L’Histoire se raconte parfois sous le vernis de la bonté. Elle s’écrit toujours dans la poussière des départs forcés. Et ma tante, Lalla Amina Laraki, fut l’une des silhouettes effacées de cette grande scène. Une parmi des milliers. Et puisque la bonté présidentielle n’a ni frontières ni satiété, il fallait bien qu’elle continue de s’exercer ailleurs, sur d’autres vies emportées par les vents de l’Histoire. Ainsi, quelques mois seulement après le renvoi fulgurant de ma tante et de ses compagnons, l’Algérie de Boumediene ouvrit grand ses bras, la même générosité lumineuse, pour accueillir des milliers de Sahraouis fuyant les sables de 1975.

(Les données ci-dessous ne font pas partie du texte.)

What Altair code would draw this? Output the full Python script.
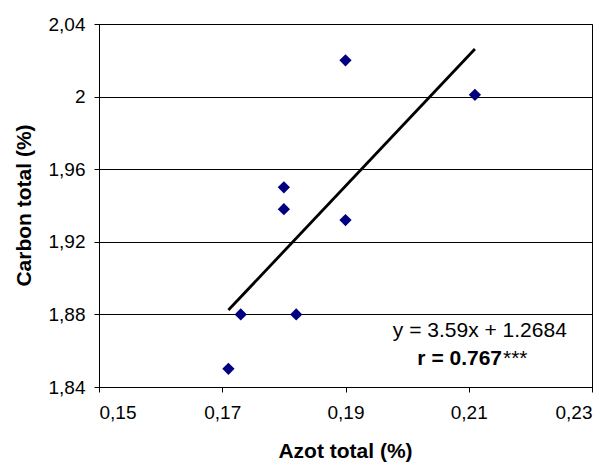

On raconte que ce fut un geste de protection, un acte de fraternité, une main tendue. Peut-être. Mais entre les tentes de Tindouf, enracinées depuis près d’un demi-siècle dans une immobilité que même le vent ne trouble plus, entre les espoirs suspendus, les identités figées, les vies mises en veille comme des valises qu’on ne rend pas, j’entends un écho, une rime sombre avec l’histoire d’Amina. Là aussi, c’était pour leur bien. Là aussi, l’exil est devenu durable, presque définitif, presque héréditaire. Là aussi, la compassion a pris la forme étrange de la captivité.

À Tindouf comme chez ma tante, on a enfermé bien plus que des corps. Des destins entiers ont été confiés à la poussière. Qu’ils retrouvent leur terre, leur pays. Que justice leur soit rendue! Que ma tante Amina Laraki repose en paix.